> What is asked
Restate, exactly and without pictures, the lines from the start of the listing below through the line holding "(641,14) -- cycle;".

———

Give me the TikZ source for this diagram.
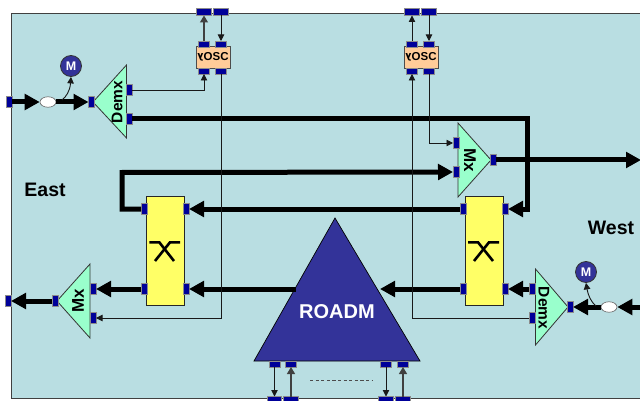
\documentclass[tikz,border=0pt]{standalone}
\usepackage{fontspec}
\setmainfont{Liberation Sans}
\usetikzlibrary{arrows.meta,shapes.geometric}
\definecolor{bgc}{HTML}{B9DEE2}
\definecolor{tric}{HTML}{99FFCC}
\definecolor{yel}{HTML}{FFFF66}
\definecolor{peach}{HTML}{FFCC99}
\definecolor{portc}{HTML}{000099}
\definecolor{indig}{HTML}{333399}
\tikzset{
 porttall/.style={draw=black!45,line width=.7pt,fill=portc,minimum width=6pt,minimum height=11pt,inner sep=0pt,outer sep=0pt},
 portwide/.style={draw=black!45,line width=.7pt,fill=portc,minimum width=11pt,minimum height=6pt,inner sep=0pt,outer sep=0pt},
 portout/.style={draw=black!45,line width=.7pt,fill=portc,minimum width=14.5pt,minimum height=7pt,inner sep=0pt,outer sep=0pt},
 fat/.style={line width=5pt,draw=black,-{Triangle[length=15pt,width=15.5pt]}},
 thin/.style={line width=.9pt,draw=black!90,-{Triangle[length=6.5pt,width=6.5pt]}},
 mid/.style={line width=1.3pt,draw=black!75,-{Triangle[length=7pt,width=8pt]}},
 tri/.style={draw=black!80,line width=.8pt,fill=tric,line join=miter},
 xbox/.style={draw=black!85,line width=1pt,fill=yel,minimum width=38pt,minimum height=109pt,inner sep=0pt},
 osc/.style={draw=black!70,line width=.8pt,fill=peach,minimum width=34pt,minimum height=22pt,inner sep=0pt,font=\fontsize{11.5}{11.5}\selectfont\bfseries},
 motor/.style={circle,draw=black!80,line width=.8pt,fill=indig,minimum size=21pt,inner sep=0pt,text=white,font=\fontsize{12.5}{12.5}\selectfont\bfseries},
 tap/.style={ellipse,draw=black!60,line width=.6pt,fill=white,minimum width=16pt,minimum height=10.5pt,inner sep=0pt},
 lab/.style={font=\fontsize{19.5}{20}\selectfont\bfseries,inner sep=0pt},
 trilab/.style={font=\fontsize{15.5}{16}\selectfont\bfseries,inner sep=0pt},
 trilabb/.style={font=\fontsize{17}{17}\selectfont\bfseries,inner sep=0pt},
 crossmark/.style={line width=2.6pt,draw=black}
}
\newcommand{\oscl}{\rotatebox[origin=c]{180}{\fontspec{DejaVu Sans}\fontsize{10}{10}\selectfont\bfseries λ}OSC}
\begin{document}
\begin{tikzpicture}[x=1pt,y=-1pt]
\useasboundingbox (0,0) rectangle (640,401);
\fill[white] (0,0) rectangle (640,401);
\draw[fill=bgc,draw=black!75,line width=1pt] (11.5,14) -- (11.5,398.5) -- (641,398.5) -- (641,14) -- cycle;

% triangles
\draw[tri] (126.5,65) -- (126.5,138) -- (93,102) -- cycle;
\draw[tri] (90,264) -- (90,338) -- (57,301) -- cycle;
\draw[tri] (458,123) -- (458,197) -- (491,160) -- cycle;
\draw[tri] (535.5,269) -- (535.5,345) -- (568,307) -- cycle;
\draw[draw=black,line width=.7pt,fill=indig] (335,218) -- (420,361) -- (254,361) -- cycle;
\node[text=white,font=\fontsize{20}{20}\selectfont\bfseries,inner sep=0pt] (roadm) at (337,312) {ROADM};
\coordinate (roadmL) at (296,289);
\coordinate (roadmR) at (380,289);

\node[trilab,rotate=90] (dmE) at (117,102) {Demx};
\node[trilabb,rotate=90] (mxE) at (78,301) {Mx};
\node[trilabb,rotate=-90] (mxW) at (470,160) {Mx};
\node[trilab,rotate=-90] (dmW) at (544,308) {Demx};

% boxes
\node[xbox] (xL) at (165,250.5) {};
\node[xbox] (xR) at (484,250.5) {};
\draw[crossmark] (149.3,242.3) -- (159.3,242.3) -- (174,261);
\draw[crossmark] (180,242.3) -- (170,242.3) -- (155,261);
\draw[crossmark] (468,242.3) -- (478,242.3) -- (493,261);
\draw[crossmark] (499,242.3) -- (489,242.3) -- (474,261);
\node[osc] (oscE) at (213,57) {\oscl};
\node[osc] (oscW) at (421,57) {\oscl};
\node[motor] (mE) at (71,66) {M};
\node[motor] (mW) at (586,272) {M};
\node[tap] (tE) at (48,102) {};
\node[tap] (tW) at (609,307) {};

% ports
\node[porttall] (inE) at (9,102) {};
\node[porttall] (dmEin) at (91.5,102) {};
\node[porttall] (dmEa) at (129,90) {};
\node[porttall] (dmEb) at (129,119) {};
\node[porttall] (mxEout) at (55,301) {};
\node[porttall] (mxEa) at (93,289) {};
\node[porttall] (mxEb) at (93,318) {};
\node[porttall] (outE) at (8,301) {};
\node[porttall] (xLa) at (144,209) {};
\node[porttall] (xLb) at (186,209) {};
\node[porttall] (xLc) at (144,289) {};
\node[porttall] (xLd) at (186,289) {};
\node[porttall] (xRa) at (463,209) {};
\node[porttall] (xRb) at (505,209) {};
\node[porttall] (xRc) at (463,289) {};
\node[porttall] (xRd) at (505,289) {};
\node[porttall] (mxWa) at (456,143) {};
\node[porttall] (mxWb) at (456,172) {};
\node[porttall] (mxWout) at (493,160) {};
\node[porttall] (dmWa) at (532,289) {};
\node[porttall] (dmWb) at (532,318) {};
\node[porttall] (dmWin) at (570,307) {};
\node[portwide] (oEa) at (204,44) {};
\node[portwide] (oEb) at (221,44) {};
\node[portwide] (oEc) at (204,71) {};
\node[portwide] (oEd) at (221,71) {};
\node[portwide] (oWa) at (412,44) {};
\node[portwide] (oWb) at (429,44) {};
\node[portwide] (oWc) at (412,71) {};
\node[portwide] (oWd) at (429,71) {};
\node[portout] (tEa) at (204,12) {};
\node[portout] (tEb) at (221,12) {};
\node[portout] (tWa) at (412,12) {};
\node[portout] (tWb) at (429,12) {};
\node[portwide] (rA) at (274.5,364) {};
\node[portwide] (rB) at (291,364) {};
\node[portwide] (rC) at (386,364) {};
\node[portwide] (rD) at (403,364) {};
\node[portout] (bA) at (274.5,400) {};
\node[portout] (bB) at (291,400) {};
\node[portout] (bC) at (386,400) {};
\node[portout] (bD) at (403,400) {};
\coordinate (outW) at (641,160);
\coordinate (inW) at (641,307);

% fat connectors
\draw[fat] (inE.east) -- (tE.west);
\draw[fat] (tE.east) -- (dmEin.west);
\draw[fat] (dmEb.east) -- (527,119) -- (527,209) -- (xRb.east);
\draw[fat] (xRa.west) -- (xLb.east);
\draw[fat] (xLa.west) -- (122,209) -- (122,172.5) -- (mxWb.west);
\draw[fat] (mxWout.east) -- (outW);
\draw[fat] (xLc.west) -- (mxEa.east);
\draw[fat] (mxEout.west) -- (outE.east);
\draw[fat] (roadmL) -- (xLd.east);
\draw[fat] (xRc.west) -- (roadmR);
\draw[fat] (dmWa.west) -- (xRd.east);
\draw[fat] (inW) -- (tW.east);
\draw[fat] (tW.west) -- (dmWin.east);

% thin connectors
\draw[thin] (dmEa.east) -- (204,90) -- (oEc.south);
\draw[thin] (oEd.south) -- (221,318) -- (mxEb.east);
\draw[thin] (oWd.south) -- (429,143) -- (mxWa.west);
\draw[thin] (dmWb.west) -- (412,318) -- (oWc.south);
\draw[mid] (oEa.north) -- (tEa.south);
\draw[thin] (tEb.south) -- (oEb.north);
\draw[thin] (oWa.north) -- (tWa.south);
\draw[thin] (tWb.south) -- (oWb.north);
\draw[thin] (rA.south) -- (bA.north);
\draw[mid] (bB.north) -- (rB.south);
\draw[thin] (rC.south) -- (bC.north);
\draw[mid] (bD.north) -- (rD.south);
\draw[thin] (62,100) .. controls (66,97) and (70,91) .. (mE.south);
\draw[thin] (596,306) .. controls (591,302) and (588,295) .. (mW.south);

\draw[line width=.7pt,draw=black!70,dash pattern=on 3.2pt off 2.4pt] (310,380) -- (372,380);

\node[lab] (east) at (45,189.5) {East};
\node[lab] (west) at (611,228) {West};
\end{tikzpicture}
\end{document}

———

> In response
Give me the TikZ source for this diagram.
\documentclass[tikz,border=0pt]{standalone}
\usepackage{fontspec}
\setmainfont{Liberation Sans}
\usetikzlibrary{arrows.meta,shapes.geometric}
\definecolor{bgc}{HTML}{B9DEE2}
\definecolor{tric}{HTML}{99FFCC}
\definecolor{yel}{HTML}{FFFF66}
\definecolor{peach}{HTML}{FFCC99}
\definecolor{portc}{HTML}{000099}
\definecolor{indig}{HTML}{333399}
\tikzset{
 porttall/.style={draw=black!45,line width=.7pt,fill=portc,minimum width=6pt,minimum height=11pt,inner sep=0pt,outer sep=0pt},
 portwide/.style={draw=black!45,line width=.7pt,fill=portc,minimum width=11pt,minimum height=6pt,inner sep=0pt,outer sep=0pt},
 portout/.style={draw=black!45,line width=.7pt,fill=portc,minimum width=14.5pt,minimum height=7pt,inner sep=0pt,outer sep=0pt},
 fat/.style={line width=5pt,draw=black,-{Triangle[length=15pt,width=15.5pt]}},
 thin/.style={line width=.9pt,draw=black!90,-{Triangle[length=6.5pt,width=6.5pt]}},
 mid/.style={line width=1.3pt,draw=black!75,-{Triangle[length=7pt,width=8pt]}},
 tri/.style={draw=black!80,line width=.8pt,fill=tric,line join=miter},
 xbox/.style={draw=black!85,line width=1pt,fill=yel,minimum width=38pt,minimum height=109pt,inner sep=0pt},
 osc/.style={draw=black!70,line width=.8pt,fill=peach,minimum width=34pt,minimum height=22pt,inner sep=0pt,font=\fontsize{11.5}{11.5}\selectfont\bfseries},
 motor/.style={circle,draw=black!80,line width=.8pt,fill=indig,minimum size=21pt,inner sep=0pt,text=white,font=\fontsize{12.5}{12.5}\selectfont\bfseries},
 tap/.style={ellipse,draw=black!60,line width=.6pt,fill=white,minimum width=16pt,minimum height=10.5pt,inner sep=0pt},
 lab/.style={font=\fontsize{19.5}{20}\selectfont\bfseries,inner sep=0pt},
 trilab/.style={font=\fontsize{15.5}{16}\selectfont\bfseries,inner sep=0pt},
 trilabb/.style={font=\fontsize{17}{17}\selectfont\bfseries,inner sep=0pt},
 crossmark/.style={line width=2.6pt,draw=black}
}
\newcommand{\oscl}{\rotatebox[origin=c]{180}{\fontspec{DejaVu Sans}\fontsize{10}{10}\selectfont\bfseries λ}OSC}
\begin{document}
\begin{tikzpicture}[x=1pt,y=-1pt]
\useasboundingbox (0,0) rectangle (640,401);
\fill[white] (0,0) rectangle (640,401);
\draw[fill=bgc,draw=black!75,line width=1pt] (11.5,14) -- (11.5,398.5) -- (641,398.5) -- (641,14) -- cycle;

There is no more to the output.